Santee has been trying to change its image in recent years as not just a convenient shopping destination, but for enjoying the benefits of a concentrated group of restaurants, art galleries, and live performing venues that would attract both residents and visitors, as well as generate more sales tax revenue through visitors’ spending.

For the most part, that effort has failed. A lynchpin project, a Karl Strauss brewery/restaurant/office complex along the San Diego River behind Trolley Square approved more than a decade ago, was downsized to a tasting room, and even that is still in limbo. A combined movie theater/restaurant project called Studio Movie Grill planned to go next to Karl Strauss didn’t happen when the company went bankrupt. And a 97-room hotel at Trolley Square that was approved in 2023 got mired in litigation, and hasn’t broken ground.

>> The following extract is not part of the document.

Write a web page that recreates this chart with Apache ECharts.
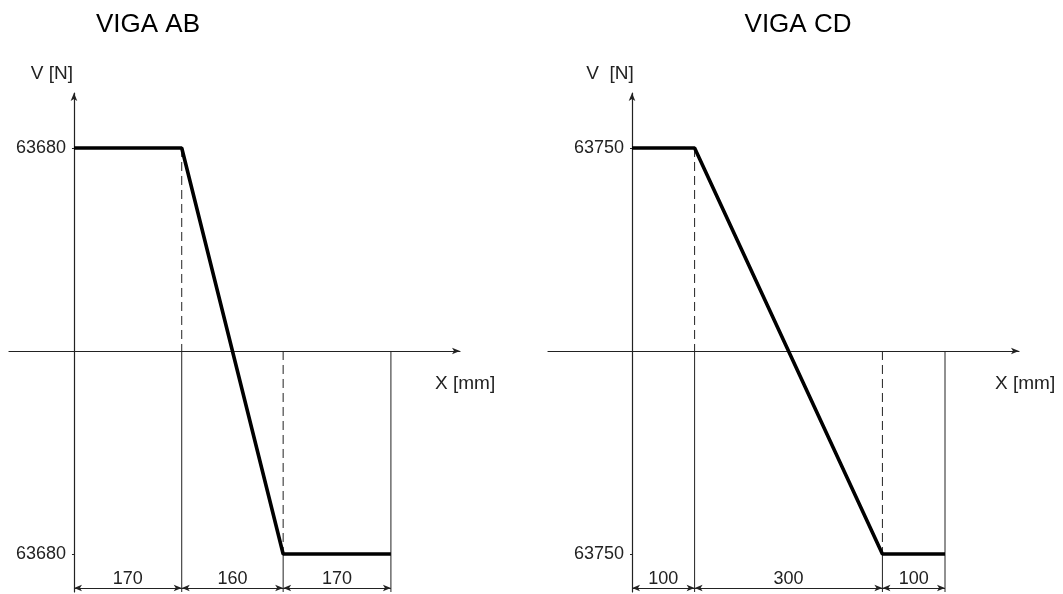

The city’s longstanding summer concert series at Town Center Community Park is successful in drawing folks, and the city continues to bring in new restaurants, but some venues that have shuttered several years ago such as Mimi’s remain closed.

At least the city’s financial condition remains well in the black. In a report on the soon to be completed 2024-25 fiscal year, Finance Director Heather Jennings said the city should end up with a balance on its general fund of $16.7 million from a budget of about $64 million at the end of June. That essentially is a net profit on its revenues after paying expenses and provides Santee with an envious reserve balance of 27 percent of the total, well above a target threshold on reserves of 22 percent.

Among the main contributors to the city’s heftier balance sheet are some $206,000 more in property taxes that was projected; about $235,000 more in sales taxes; and $436,000 more in interest income. It is also saving money from job vacancies not being filled to the tune of $1 million, Jennings said in her report.

 Among the unexpected expenditures listed in the report but not commented upon was $61,470 for “materials and supplies related to a cyber incident.”